Independent bookstore on a grand scale

Most of our reading material these days is supplied by the local library and a majority of that is ebooks. Technology has profoundly altered our relationship with books.

You don’t do a quick stop at a book store   .  .  .  especially this one.

Independent authors, which make up a large portion of our reading material, frequently only distribute via eBook.  JQ has become an avid audio book “reader”.

So, between Libby.app, the county library system and Hoopla our reading material lives in a tablet or e-reader.

Heading up Highway 20 to Santiam Pass

We’ll avoid the Cascade range passes as avenues of travel from November to May. However, when the fresh fruit comes into season  the Willamette Valley becomes a destination  .  .  .  our “go to the source” location.

Moving between the high desert and the coastal rain forest makes the trip that much more interesting.
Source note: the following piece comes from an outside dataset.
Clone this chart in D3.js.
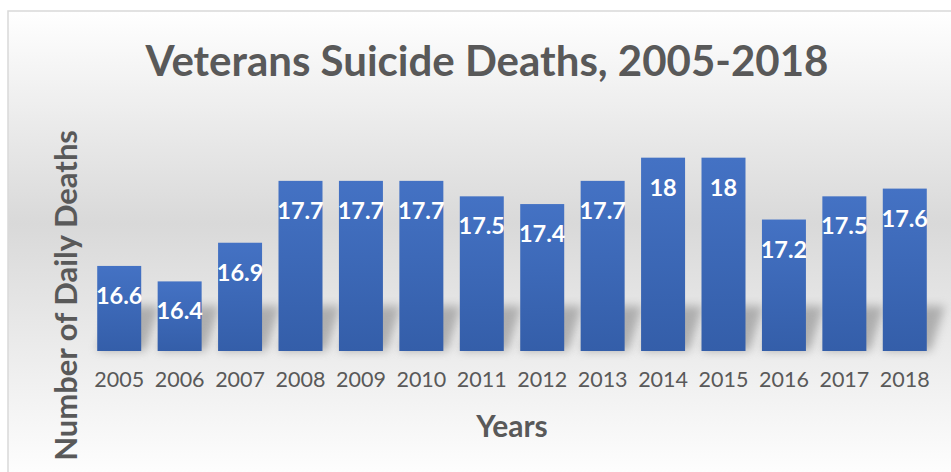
<!DOCTYPE html>
<html>
<head>
<meta charset="utf-8">
<script src="https://cdn.jsdelivr.net/npm/d3@7"></script>
<style>
  body { margin: 0; background: #ffffff; }
  text { font-family: Lato, "Open Sans", sans-serif; }
</style>
</head>
<body>
<script>
var years = ["2005", "2006", "2007", "2008", "2009", "2010", "2011", "2012", "2013", "2014", "2015", "2016", "2017", "2018"];
var deaths = [16.6, 16.4, 16.9, 17.7, 17.7, 17.7, 17.5, 17.4, 17.7, 18, 18, 17.2, 17.5, 17.6];
var yDomain = [15.5, 18.5];

var W = 951, H = 472;
var plot = {left: 89, right: 935, top: 119, bottom: 351};

var data = years.map(function (y, i) { return {year: y, value: deaths[i]}; });

var svg = d3.select("body").append("svg")
	.attr("width", W)
	.attr("height", H);

var defs = svg.append("defs");

//sfondo grigio sfumato
var bg = defs.append("linearGradient")
	.attr("id", "bg")
	.attr("x1", 0).attr("y1", 0).attr("x2", 0).attr("y2", 1);
bg.append("stop").attr("offset", "0%").attr("stop-color", "#ffffff");
bg.append("stop").attr("offset", "45%").attr("stop-color", "#d9d9d9");
bg.append("stop").attr("offset", "100%").attr("stop-color", "#ffffff");

//sfumatura delle barre
var barGrad = defs.append("linearGradient")
	.attr("id", "barGrad")
	.attr("x1", 0).attr("y1", 0).attr("x2", 0).attr("y2", 1);
barGrad.append("stop").attr("offset", "0%").attr("stop-color", "#4472c4");
barGrad.append("stop").attr("offset", "100%").attr("stop-color", "#345ea9");

defs.append("filter")
	.attr("id", "blur")
	.attr("x", "-50%").attr("y", "-50%").attr("width", "200%").attr("height", "200%")
	.append("feGaussianBlur")
	.attr("stdDeviation", 5);

svg.append("rect")
	.attr("x", 8)
	.attr("y", 11)
	.attr("width", W)
	.attr("height", H)
	.attr("fill", "url(#bg)")
	.attr("stroke", "#d9d9d9")
	.attr("stroke-width", 1.5);

var x = d3.scaleBand()
	.domain(years)
	.range([plot.left, plot.right])
	.paddingInner(0.272)
	.paddingOuter(0.136);

var y = d3.scaleLinear()
	.domain(yDomain)
	.range([plot.bottom, plot.top]);

//ombre delle barre
svg.selectAll("shadow")
	.data(data)
	.enter()
	.append("path")
	.attr("d", function (d) {
		var x0 = x(d.year), x1 = x0 + x.bandwidth();
		var b = plot.bottom;
		var top = Math.max(y(d.value), b - 45);
		return "M" + x0 + "," + b + "L" + (x1 + 4) + "," + b +
			"L" + (x1 + 18) + "," + top + "L" + (x0 + 14) + "," + top + "Z";
	})
	.attr("fill", "#7f7f7f")
	.attr("opacity", 0.55)
	.attr("filter", "url(#blur)");

svg.selectAll("bar")
	.data(data)
	.enter()
	.append("rect")
	.attr("x", function (d) { return x(d.year); })
	.attr("y", function (d) { return y(d.value); })
	.attr("width", x.bandwidth())
	.attr("height", function (d) { return plot.bottom - y(d.value); })
	.attr("fill", "url(#barGrad)");

//etichette dei valori
svg.selectAll("vlabel")
	.data(data)
	.enter()
	.append("text")
	.attr("x", function (d) { return x(d.year) + x.bandwidth() / 2; })
	.attr("y", function (d) { return y(d.value) + 38; })
	.attr("text-anchor", "middle")
	.attr("font-size", 23.5)
	.attr("font-weight", "bold")
	.attr("fill", "#ffffff")
	.text(function (d) { return d.value; });

//asse x
var xAxis = svg.append("g")
	.attr("transform", "translate(0," + plot.bottom + ")")
	.call(d3.axisBottom(x).tickSize(0).tickPadding(21));
xAxis.select(".domain").remove();
xAxis.selectAll("text")
	.attr("font-size", 21.5)
	.attr("font-family", "Lato, sans-serif")
	.attr("fill", "#595959");

svg.append("text")
	.attr("x", 487)
	.attr("y", 76)
	.attr("text-anchor", "middle")
	.attr("font-size", 42)
	.attr("font-weight", "bold")
	.attr("fill", "#595959")
	.text("Veterans Suicide Deaths, 2005-2018");

svg.append("text")
	.attr("x", (plot.left + plot.right) / 2)
	.attr("y", 437)
	.attr("text-anchor", "middle")
	.attr("font-size", 30)
	.attr("font-weight", "bold")
	.attr("fill", "#595959")
	.text("Years");

svg.append("text")
	.attr("transform", "translate(77,130) rotate(-90)")
	.attr("text-anchor", "end")
	.attr("font-size", 31)
	.attr("font-weight", "bold")
	.attr("fill", "#595959")
	.text("Number of Daily Deaths");
</script>
</body>
</html>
It was a beautiful early summer day

As we get into the heart of fruit and produce season there will be more quick trips to the farm stands in the valley.

Nanneman Farms in particular offers seasonal berry varieties you’ll never see on the shelves of your local mega-mart. 

The Edge of Summer

Snowmelt fills the small ponds along Cascade Lakes Highway.

It got 80 degrees out this afternoon, but the day started just above freezing.

It’s a time between lingering winter storms and full on summer heat  .  .  .  the shoulder of summer to lean on.

Upper Deschutes River was clear of snowpack early this year

School is still in session, vacationers are at minimal numbers, and the weather is typically sunny, but nearly always dry. This year we’re able to get into the Cascades nearly a month early.

That will likely come back to bite us before summer’s end. For now, we pull on a sweater as we leave the house, knowing it will be shed when the day warms.

Fishing the Crooked River

The aspen’s leaves have started to obscure the tiny song birds queued up for a turn at the feeder.

Rabbit Brush, an invasive species, carpets the pine forest with bright yellow  .  .  .  for a few weeks in the spring

Small yellow blossoms cover the rabbit brush, so the wooded lot across the street has a golden carpet for a few weeks.

There are wildflowers coming up on the canyon walls and pretty soon the wild iris will add patches of light purple to the riparian. 

Border Collie stalks a wild Iris

Birds are paired and fledglings are starting to join in the swim or take flight.

All too soon we’ll be hunkered under broad brimmed hats and tucked into whatever shade we can capture from the junipers.

Eurasian Collared Dove grooming

But in these few weeks we are at peak outdoor time and intend to enjoy every minute

Spring Birding Trip

Trying to put a name to what we just saw

Our first  spring visit to Summer Lake was this week. It’s not much later than normal, but this has been anything but a typical wiinter/spring transition. 

Regardless, it’s a great half-day drive.

Lord of the reeds  .  .  .  Yellow-headed Blackbird

Oregon is a premier birding state, not because of a single site, but because there is such a diversity of habitats.

Coastal rainforests, mountain meadows, and sagebrush steppe all situated on the Pacific Flyway. 

How do they manage that perch? Red-winged Blackbird

Central Oregon is on the northern edge of the Great Basin and offers a number of alkali marshlands as ideal birding sites.

Pair of Northern Shovelers

Most people think of Malheur National Wildlife Refuge when you mention birding the high desert. And while that’s a massive reserve, at 187,000 acres, it’s not our top pick.

Perhaps the more common song in the marshes  .  .  .  Red-winged Blackbird

The Summer Lake Refuge has about 29 thousand acres and an 8 mile loop road skirts around the central marsh ponds.

This narrow gravel track offers up excellent access to viewing areas right from one’s car.

Black-necked Stilt

As suspected, there wasn’t a great number of birds  .  .  .  groups of waterfowl and some shorebirds. JQ grabbed images of most of them.

It was a perfect spring day, mosquitos were at a minimum so we could enjoy a tailgate lunch and tour with the windows open. 

There are bound to be a couple more trips to the Summer Lake, as well as Abert Lake and points east.

Hopefully  .  .  .  before the real heat of summer starts to bake the sagebrush steppe.